> INSTRUCTIONS TO FOLLOW
Every line with the string "Reproduce" should be gathered.

> EXCERPTED DATA
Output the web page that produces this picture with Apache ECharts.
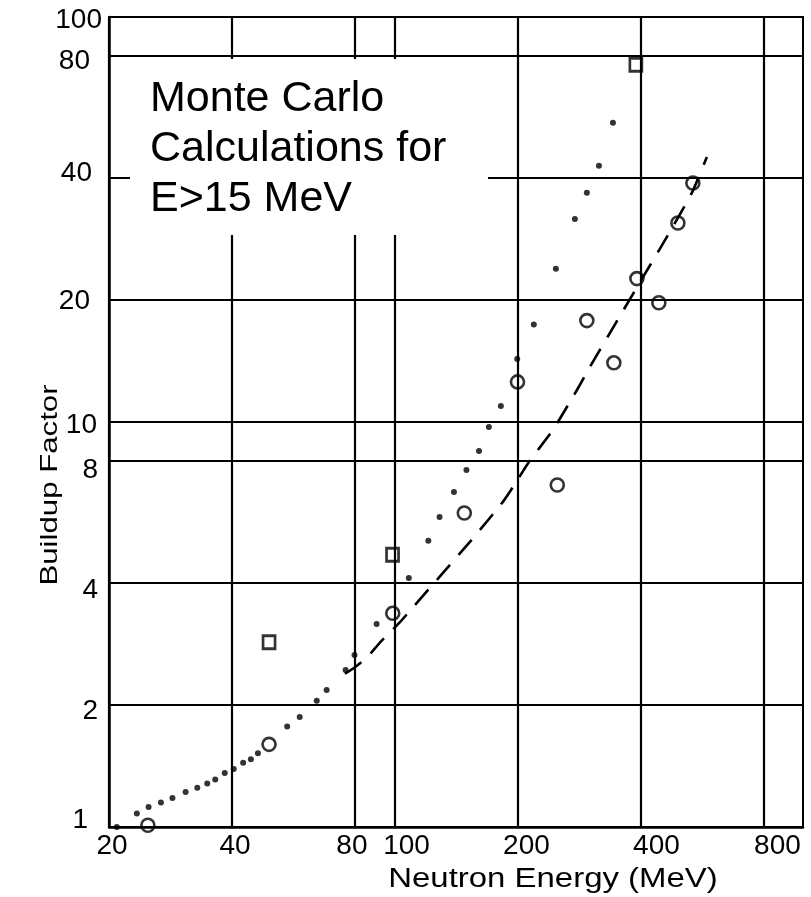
---
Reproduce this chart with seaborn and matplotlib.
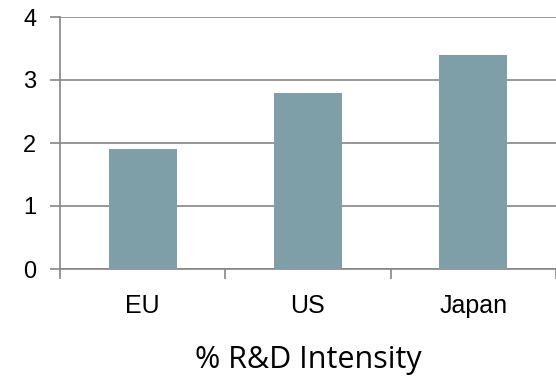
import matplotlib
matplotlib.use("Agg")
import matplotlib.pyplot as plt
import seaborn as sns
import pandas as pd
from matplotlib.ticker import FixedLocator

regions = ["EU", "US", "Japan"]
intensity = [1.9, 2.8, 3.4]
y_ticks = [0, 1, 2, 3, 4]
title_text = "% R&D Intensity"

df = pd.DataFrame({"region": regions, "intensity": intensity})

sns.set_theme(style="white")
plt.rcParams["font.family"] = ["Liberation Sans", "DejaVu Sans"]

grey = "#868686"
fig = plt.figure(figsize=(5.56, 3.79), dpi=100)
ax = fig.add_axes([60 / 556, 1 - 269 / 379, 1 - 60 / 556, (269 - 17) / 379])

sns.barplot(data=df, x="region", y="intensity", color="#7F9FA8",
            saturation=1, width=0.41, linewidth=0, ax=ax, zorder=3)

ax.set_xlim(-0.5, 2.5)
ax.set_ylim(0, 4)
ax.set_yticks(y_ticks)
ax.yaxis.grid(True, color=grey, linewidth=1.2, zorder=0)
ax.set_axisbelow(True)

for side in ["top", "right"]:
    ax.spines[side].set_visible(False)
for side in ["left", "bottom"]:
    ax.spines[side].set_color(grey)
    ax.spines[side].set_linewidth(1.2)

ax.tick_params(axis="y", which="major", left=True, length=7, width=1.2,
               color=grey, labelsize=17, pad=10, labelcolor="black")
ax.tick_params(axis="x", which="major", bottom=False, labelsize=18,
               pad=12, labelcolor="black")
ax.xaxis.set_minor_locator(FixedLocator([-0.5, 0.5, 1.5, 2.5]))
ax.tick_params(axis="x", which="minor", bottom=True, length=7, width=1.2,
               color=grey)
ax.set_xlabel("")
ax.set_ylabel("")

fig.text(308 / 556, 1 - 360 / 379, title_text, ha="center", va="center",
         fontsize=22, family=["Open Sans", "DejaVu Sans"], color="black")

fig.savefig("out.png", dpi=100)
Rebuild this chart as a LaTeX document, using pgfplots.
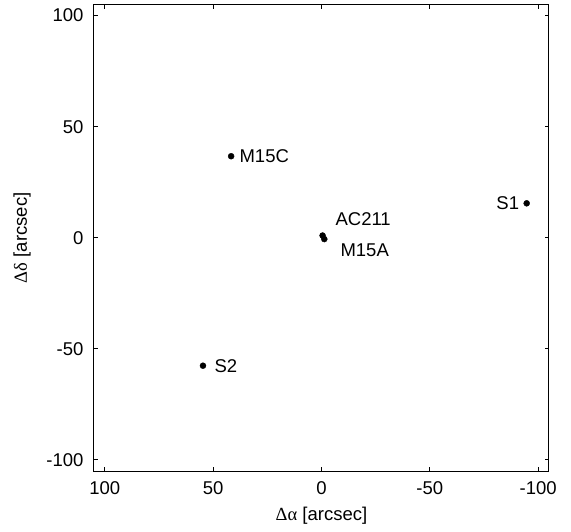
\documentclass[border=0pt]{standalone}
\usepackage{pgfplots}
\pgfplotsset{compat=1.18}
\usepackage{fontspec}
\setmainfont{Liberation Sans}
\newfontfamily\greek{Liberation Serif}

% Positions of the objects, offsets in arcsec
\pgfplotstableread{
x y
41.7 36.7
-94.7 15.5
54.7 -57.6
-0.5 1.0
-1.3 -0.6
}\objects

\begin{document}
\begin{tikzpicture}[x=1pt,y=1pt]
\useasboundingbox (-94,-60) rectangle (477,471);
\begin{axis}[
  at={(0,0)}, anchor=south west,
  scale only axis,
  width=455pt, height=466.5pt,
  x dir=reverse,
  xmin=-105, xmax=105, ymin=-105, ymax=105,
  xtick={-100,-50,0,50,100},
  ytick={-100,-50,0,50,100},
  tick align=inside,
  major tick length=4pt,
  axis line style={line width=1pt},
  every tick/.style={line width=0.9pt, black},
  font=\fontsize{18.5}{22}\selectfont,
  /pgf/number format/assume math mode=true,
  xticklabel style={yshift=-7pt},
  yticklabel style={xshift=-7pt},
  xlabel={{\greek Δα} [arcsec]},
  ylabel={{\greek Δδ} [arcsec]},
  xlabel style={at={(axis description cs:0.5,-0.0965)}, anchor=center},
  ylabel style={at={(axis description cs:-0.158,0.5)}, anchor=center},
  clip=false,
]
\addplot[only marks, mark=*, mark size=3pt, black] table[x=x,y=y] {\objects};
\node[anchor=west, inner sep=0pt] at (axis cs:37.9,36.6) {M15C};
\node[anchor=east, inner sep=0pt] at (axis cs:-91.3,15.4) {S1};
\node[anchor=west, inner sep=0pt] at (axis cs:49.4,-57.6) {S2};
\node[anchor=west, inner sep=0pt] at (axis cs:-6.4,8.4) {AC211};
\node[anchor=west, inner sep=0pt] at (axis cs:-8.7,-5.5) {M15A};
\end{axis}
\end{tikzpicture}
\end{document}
==
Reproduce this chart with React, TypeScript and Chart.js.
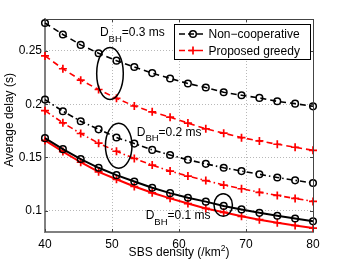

> ANSWER TO THIS EXERCISE
Reproduce this chart with seaborn and matplotlib.
Reproduce this chart with React, TypeScript and Chart.js.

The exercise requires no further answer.